* _Task to complete_
In the listing below, find the line with "const FONT = 'Liberation", then repeat exactly every line from the top through that one.

* _Data excerpt_
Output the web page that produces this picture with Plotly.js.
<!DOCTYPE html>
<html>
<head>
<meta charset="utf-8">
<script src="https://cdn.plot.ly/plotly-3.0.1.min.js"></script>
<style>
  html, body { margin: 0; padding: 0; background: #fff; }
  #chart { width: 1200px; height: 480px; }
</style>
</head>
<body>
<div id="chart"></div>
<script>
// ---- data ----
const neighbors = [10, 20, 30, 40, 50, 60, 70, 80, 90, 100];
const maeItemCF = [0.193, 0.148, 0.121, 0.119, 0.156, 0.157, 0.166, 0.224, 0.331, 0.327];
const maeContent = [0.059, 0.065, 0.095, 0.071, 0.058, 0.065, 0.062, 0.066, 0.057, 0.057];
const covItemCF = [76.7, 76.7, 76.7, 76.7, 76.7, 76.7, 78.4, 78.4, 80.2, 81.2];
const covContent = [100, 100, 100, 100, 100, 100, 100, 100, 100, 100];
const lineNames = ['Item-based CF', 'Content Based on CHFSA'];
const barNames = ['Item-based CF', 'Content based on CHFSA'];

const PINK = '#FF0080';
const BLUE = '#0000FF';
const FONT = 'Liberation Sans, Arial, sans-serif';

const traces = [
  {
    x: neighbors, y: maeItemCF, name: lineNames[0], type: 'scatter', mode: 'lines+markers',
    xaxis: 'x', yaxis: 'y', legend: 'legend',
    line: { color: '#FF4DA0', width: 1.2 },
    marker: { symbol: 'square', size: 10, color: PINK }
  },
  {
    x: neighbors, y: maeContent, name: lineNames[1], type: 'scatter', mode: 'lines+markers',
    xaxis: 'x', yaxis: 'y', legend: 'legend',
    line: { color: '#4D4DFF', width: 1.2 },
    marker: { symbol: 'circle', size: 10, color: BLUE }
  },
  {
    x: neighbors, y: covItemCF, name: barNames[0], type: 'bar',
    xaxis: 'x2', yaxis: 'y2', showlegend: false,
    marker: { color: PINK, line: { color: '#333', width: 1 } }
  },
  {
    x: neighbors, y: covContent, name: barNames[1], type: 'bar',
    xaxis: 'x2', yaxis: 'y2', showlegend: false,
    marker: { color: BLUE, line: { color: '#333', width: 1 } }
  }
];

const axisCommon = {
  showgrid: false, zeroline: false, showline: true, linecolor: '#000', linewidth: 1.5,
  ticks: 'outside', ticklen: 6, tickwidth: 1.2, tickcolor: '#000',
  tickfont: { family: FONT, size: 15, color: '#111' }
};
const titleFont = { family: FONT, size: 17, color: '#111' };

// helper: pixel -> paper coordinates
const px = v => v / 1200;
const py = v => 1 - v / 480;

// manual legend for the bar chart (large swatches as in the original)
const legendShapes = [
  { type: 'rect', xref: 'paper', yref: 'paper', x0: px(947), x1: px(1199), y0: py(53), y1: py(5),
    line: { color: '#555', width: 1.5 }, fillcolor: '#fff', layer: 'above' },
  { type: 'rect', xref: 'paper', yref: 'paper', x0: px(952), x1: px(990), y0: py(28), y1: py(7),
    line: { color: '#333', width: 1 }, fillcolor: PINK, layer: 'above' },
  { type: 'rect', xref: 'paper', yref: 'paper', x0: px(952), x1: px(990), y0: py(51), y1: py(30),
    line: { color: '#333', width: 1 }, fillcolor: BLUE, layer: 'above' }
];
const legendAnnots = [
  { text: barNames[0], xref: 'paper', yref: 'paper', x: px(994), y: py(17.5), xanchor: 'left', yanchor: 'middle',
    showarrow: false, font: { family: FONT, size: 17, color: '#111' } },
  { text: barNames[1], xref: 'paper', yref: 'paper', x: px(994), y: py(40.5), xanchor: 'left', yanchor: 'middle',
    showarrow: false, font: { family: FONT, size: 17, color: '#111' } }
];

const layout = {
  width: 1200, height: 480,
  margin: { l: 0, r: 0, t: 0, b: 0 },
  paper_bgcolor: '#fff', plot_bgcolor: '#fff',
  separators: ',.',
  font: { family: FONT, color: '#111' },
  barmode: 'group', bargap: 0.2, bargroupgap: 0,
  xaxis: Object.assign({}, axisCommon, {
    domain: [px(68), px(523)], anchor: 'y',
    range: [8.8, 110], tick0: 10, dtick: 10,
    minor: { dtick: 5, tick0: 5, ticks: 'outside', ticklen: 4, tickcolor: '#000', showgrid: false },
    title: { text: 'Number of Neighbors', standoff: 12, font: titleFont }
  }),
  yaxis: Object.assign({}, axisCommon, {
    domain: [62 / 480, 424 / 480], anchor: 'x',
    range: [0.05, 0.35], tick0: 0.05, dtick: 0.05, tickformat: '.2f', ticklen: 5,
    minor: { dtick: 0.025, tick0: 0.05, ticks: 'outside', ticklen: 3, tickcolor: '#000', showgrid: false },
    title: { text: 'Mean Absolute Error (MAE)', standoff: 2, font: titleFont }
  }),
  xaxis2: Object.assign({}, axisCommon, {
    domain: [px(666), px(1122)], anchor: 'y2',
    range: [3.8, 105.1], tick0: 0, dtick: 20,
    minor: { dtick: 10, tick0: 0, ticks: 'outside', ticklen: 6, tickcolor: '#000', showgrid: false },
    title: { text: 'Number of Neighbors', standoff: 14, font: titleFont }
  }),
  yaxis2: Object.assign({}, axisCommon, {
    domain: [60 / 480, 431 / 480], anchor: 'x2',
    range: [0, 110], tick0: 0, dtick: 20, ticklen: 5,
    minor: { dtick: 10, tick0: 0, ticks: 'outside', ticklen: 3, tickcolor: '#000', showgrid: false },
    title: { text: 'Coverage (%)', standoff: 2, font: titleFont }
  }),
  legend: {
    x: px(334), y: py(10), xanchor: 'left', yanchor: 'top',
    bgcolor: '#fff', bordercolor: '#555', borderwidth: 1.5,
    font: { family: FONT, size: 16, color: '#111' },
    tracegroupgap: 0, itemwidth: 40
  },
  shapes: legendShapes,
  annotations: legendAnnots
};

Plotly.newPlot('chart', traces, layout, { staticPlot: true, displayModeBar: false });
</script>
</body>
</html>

* _Reply_
Output the web page that produces this picture with Plotly.js.
<!DOCTYPE html>
<html>
<head>
<meta charset="utf-8">
<script src="https://cdn.plot.ly/plotly-3.0.1.min.js"></script>
<style>
  html, body { margin: 0; padding: 0; background: #fff; }
  #chart { width: 1200px; height: 480px; }
</style>
</head>
<body>
<div id="chart"></div>
<script>
// ---- data ----
const neighbors = [10, 20, 30, 40, 50, 60, 70, 80, 90, 100];
const maeItemCF = [0.193, 0.148, 0.121, 0.119, 0.156, 0.157, 0.166, 0.224, 0.331, 0.327];
const maeContent = [0.059, 0.065, 0.095, 0.071, 0.058, 0.065, 0.062, 0.066, 0.057, 0.057];
const covItemCF = [76.7, 76.7, 76.7, 76.7, 76.7, 76.7, 78.4, 78.4, 80.2, 81.2];
const covContent = [100, 100, 100, 100, 100, 100, 100, 100, 100, 100];
const lineNames = ['Item-based CF', 'Content Based on CHFSA'];
const barNames = ['Item-based CF', 'Content based on CHFSA'];

const PINK = '#FF0080';
const BLUE = '#0000FF';
const FONT = 'Liberation Sans, Arial, sans-serif';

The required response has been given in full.